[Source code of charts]
---*---
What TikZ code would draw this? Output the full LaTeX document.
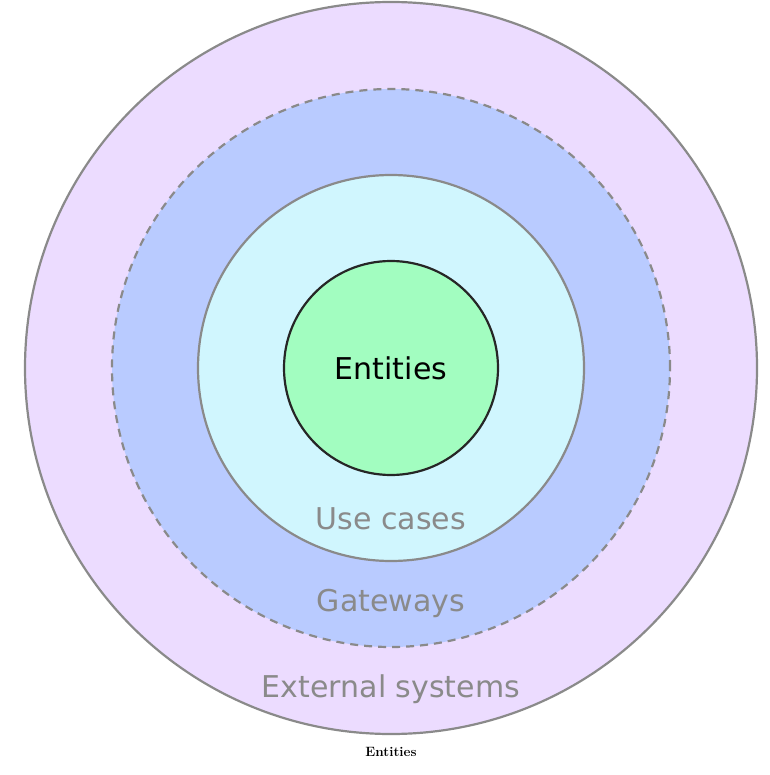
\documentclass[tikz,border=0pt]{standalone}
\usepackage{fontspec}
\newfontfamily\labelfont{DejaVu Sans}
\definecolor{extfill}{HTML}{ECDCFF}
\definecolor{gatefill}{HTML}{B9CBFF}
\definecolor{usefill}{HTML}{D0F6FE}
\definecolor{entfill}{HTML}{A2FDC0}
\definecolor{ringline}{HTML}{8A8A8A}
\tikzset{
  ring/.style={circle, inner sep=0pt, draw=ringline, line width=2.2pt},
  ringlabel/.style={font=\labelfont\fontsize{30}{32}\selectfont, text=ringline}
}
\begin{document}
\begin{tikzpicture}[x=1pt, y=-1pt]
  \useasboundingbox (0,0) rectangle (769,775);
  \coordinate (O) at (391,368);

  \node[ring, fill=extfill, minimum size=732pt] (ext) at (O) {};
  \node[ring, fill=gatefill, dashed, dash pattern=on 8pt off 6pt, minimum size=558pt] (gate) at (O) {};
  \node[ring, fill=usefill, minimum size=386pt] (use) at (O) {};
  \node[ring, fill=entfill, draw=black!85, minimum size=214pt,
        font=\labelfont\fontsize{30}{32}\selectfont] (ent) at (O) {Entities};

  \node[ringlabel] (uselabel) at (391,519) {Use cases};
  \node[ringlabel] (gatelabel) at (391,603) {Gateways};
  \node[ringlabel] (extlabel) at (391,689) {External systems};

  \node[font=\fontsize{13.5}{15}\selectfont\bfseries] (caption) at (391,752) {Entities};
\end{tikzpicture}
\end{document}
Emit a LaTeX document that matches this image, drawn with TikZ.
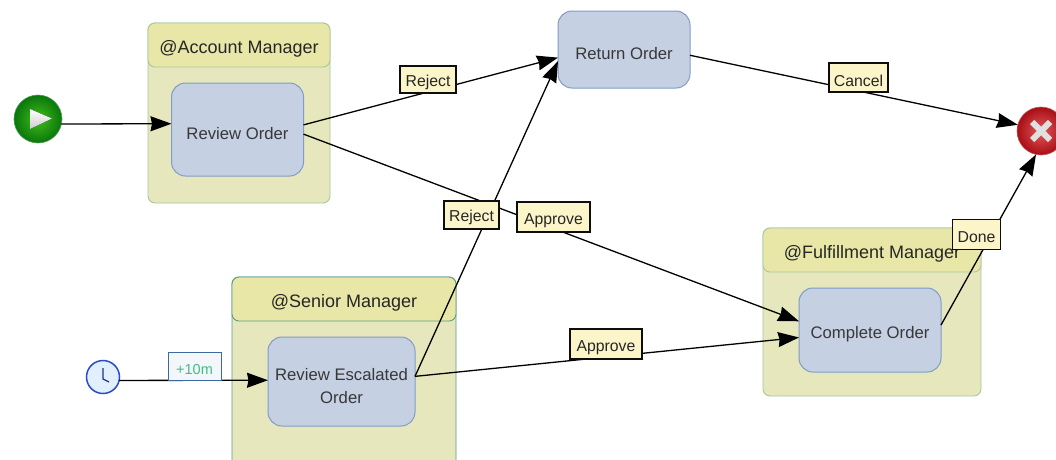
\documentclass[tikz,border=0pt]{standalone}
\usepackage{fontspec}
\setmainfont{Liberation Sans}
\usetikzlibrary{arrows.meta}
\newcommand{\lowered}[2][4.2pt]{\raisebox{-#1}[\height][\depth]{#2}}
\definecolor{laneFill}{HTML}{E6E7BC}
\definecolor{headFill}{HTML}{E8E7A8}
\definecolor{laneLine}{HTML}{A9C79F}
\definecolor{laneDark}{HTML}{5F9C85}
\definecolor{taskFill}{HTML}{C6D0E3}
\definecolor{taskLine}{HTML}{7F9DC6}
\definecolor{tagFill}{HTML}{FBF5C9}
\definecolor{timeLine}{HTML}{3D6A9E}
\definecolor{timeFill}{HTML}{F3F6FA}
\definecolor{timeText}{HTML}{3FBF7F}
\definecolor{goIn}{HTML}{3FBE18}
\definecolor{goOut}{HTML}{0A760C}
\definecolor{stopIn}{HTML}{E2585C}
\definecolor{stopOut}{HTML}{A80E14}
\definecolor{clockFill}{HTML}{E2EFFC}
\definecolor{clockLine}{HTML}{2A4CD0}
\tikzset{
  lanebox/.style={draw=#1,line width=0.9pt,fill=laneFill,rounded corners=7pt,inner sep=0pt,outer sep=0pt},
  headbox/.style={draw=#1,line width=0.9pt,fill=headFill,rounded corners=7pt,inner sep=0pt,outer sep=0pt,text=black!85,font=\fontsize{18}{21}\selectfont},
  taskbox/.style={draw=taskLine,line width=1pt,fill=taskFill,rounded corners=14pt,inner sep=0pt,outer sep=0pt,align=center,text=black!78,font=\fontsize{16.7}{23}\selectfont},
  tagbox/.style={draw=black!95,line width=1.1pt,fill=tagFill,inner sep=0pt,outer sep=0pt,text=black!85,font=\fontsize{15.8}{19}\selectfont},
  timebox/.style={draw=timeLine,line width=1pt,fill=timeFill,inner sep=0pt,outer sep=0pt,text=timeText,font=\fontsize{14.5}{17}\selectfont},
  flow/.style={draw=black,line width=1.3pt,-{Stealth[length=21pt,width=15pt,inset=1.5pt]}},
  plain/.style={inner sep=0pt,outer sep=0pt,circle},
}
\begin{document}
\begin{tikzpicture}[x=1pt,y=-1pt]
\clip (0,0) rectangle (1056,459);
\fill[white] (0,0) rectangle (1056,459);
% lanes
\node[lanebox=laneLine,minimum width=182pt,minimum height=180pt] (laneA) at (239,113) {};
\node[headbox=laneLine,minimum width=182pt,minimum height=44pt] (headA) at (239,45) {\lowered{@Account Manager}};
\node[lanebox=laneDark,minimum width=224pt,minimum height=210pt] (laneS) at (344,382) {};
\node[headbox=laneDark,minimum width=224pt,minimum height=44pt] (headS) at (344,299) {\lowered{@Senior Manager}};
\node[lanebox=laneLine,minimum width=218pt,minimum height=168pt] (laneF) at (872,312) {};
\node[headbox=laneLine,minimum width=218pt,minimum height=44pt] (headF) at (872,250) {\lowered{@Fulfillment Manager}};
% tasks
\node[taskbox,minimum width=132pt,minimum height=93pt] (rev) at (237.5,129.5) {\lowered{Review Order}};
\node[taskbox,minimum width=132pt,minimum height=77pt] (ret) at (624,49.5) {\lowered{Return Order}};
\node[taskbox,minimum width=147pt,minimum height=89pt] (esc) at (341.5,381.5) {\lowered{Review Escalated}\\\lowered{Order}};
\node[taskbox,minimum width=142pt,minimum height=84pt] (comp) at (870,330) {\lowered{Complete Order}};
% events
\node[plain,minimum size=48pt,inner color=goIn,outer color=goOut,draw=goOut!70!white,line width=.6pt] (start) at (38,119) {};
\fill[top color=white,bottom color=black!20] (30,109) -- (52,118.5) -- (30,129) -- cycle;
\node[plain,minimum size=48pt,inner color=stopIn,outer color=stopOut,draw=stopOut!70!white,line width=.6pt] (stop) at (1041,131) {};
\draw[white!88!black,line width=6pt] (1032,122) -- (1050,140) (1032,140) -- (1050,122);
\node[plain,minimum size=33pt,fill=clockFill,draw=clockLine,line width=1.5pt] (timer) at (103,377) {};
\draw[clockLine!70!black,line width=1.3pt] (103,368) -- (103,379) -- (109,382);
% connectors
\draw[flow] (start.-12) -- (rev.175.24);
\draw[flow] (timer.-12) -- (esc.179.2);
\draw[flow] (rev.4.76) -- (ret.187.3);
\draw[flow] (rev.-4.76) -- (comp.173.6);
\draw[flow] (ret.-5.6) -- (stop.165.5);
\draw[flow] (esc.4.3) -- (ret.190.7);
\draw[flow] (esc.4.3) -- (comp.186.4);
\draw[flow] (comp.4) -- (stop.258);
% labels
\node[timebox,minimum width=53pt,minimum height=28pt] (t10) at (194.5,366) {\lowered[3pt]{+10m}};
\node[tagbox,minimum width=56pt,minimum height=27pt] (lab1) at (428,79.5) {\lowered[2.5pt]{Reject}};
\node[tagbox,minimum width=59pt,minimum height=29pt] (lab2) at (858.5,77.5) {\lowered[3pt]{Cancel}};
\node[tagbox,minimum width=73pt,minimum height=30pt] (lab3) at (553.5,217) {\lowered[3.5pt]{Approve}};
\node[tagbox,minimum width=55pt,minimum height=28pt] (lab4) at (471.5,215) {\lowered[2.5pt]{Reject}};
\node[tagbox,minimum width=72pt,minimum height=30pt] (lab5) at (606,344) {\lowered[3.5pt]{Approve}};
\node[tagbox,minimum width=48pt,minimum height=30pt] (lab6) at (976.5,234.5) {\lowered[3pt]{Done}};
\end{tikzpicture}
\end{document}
---*---
-- Instructions for the task --
Skip the pictures, then retype every line above exactly.

-- Result of the task --
What TikZ code would draw this? Output the full LaTeX document.
\documentclass[tikz,border=0pt]{standalone}
\usepackage{fontspec}
\newfontfamily\labelfont{DejaVu Sans}
\definecolor{extfill}{HTML}{ECDCFF}
\definecolor{gatefill}{HTML}{B9CBFF}
\definecolor{usefill}{HTML}{D0F6FE}
\definecolor{entfill}{HTML}{A2FDC0}
\definecolor{ringline}{HTML}{8A8A8A}
\tikzset{
  ring/.style={circle, inner sep=0pt, draw=ringline, line width=2.2pt},
  ringlabel/.style={font=\labelfont\fontsize{30}{32}\selectfont, text=ringline}
}
\begin{document}
\begin{tikzpicture}[x=1pt, y=-1pt]
  \useasboundingbox (0,0) rectangle (769,775);
  \coordinate (O) at (391,368);

  \node[ring, fill=extfill, minimum size=732pt] (ext) at (O) {};
  \node[ring, fill=gatefill, dashed, dash pattern=on 8pt off 6pt, minimum size=558pt] (gate) at (O) {};
  \node[ring, fill=usefill, minimum size=386pt] (use) at (O) {};
  \node[ring, fill=entfill, draw=black!85, minimum size=214pt,
        font=\labelfont\fontsize{30}{32}\selectfont] (ent) at (O) {Entities};

  \node[ringlabel] (uselabel) at (391,519) {Use cases};
  \node[ringlabel] (gatelabel) at (391,603) {Gateways};
  \node[ringlabel] (extlabel) at (391,689) {External systems};

  \node[font=\fontsize{13.5}{15}\selectfont\bfseries] (caption) at (391,752) {Entities};
\end{tikzpicture}
\end{document}
Emit a LaTeX document that matches this image, drawn with TikZ.
\documentclass[tikz,border=0pt]{standalone}
\usepackage{fontspec}
\setmainfont{Liberation Sans}
\usetikzlibrary{arrows.meta}
\newcommand{\lowered}[2][4.2pt]{\raisebox{-#1}[\height][\depth]{#2}}
\definecolor{laneFill}{HTML}{E6E7BC}
\definecolor{headFill}{HTML}{E8E7A8}
\definecolor{laneLine}{HTML}{A9C79F}
\definecolor{laneDark}{HTML}{5F9C85}
\definecolor{taskFill}{HTML}{C6D0E3}
\definecolor{taskLine}{HTML}{7F9DC6}
\definecolor{tagFill}{HTML}{FBF5C9}
\definecolor{timeLine}{HTML}{3D6A9E}
\definecolor{timeFill}{HTML}{F3F6FA}
\definecolor{timeText}{HTML}{3FBF7F}
\definecolor{goIn}{HTML}{3FBE18}
\definecolor{goOut}{HTML}{0A760C}
\definecolor{stopIn}{HTML}{E2585C}
\definecolor{stopOut}{HTML}{A80E14}
\definecolor{clockFill}{HTML}{E2EFFC}
\definecolor{clockLine}{HTML}{2A4CD0}
\tikzset{
  lanebox/.style={draw=#1,line width=0.9pt,fill=laneFill,rounded corners=7pt,inner sep=0pt,outer sep=0pt},
  headbox/.style={draw=#1,line width=0.9pt,fill=headFill,rounded corners=7pt,inner sep=0pt,outer sep=0pt,text=black!85,font=\fontsize{18}{21}\selectfont},
  taskbox/.style={draw=taskLine,line width=1pt,fill=taskFill,rounded corners=14pt,inner sep=0pt,outer sep=0pt,align=center,text=black!78,font=\fontsize{16.7}{23}\selectfont},
  tagbox/.style={draw=black!95,line width=1.1pt,fill=tagFill,inner sep=0pt,outer sep=0pt,text=black!85,font=\fontsize{15.8}{19}\selectfont},
  timebox/.style={draw=timeLine,line width=1pt,fill=timeFill,inner sep=0pt,outer sep=0pt,text=timeText,font=\fontsize{14.5}{17}\selectfont},
  flow/.style={draw=black,line width=1.3pt,-{Stealth[length=21pt,width=15pt,inset=1.5pt]}},
  plain/.style={inner sep=0pt,outer sep=0pt,circle},
}
\begin{document}
\begin{tikzpicture}[x=1pt,y=-1pt]
\clip (0,0) rectangle (1056,459);
\fill[white] (0,0) rectangle (1056,459);
% lanes
\node[lanebox=laneLine,minimum width=182pt,minimum height=180pt] (laneA) at (239,113) {};
\node[headbox=laneLine,minimum width=182pt,minimum height=44pt] (headA) at (239,45) {\lowered{@Account Manager}};
\node[lanebox=laneDark,minimum width=224pt,minimum height=210pt] (laneS) at (344,382) {};
\node[headbox=laneDark,minimum width=224pt,minimum height=44pt] (headS) at (344,299) {\lowered{@Senior Manager}};
\node[lanebox=laneLine,minimum width=218pt,minimum height=168pt] (laneF) at (872,312) {};
\node[headbox=laneLine,minimum width=218pt,minimum height=44pt] (headF) at (872,250) {\lowered{@Fulfillment Manager}};
% tasks
\node[taskbox,minimum width=132pt,minimum height=93pt] (rev) at (237.5,129.5) {\lowered{Review Order}};
\node[taskbox,minimum width=132pt,minimum height=77pt] (ret) at (624,49.5) {\lowered{Return Order}};
\node[taskbox,minimum width=147pt,minimum height=89pt] (esc) at (341.5,381.5) {\lowered{Review Escalated}\\\lowered{Order}};
\node[taskbox,minimum width=142pt,minimum height=84pt] (comp) at (870,330) {\lowered{Complete Order}};
% events
\node[plain,minimum size=48pt,inner color=goIn,outer color=goOut,draw=goOut!70!white,line width=.6pt] (start) at (38,119) {};
\fill[top color=white,bottom color=black!20] (30,109) -- (52,118.5) -- (30,129) -- cycle;
\node[plain,minimum size=48pt,inner color=stopIn,outer color=stopOut,draw=stopOut!70!white,line width=.6pt] (stop) at (1041,131) {};
\draw[white!88!black,line width=6pt] (1032,122) -- (1050,140) (1032,140) -- (1050,122);
\node[plain,minimum size=33pt,fill=clockFill,draw=clockLine,line width=1.5pt] (timer) at (103,377) {};
\draw[clockLine!70!black,line width=1.3pt] (103,368) -- (103,379) -- (109,382);
% connectors
\draw[flow] (start.-12) -- (rev.175.24);
\draw[flow] (timer.-12) -- (esc.179.2);
\draw[flow] (rev.4.76) -- (ret.187.3);
\draw[flow] (rev.-4.76) -- (comp.173.6);
\draw[flow] (ret.-5.6) -- (stop.165.5);
\draw[flow] (esc.4.3) -- (ret.190.7);
\draw[flow] (esc.4.3) -- (comp.186.4);
\draw[flow] (comp.4) -- (stop.258);
% labels
\node[timebox,minimum width=53pt,minimum height=28pt] (t10) at (194.5,366) {\lowered[3pt]{+10m}};
\node[tagbox,minimum width=56pt,minimum height=27pt] (lab1) at (428,79.5) {\lowered[2.5pt]{Reject}};
\node[tagbox,minimum width=59pt,minimum height=29pt] (lab2) at (858.5,77.5) {\lowered[3pt]{Cancel}};
\node[tagbox,minimum width=73pt,minimum height=30pt] (lab3) at (553.5,217) {\lowered[3.5pt]{Approve}};
\node[tagbox,minimum width=55pt,minimum height=28pt] (lab4) at (471.5,215) {\lowered[2.5pt]{Reject}};
\node[tagbox,minimum width=72pt,minimum height=30pt] (lab5) at (606,344) {\lowered[3.5pt]{Approve}};
\node[tagbox,minimum width=48pt,minimum height=30pt] (lab6) at (976.5,234.5) {\lowered[3pt]{Done}};
\end{tikzpicture}
\end{document}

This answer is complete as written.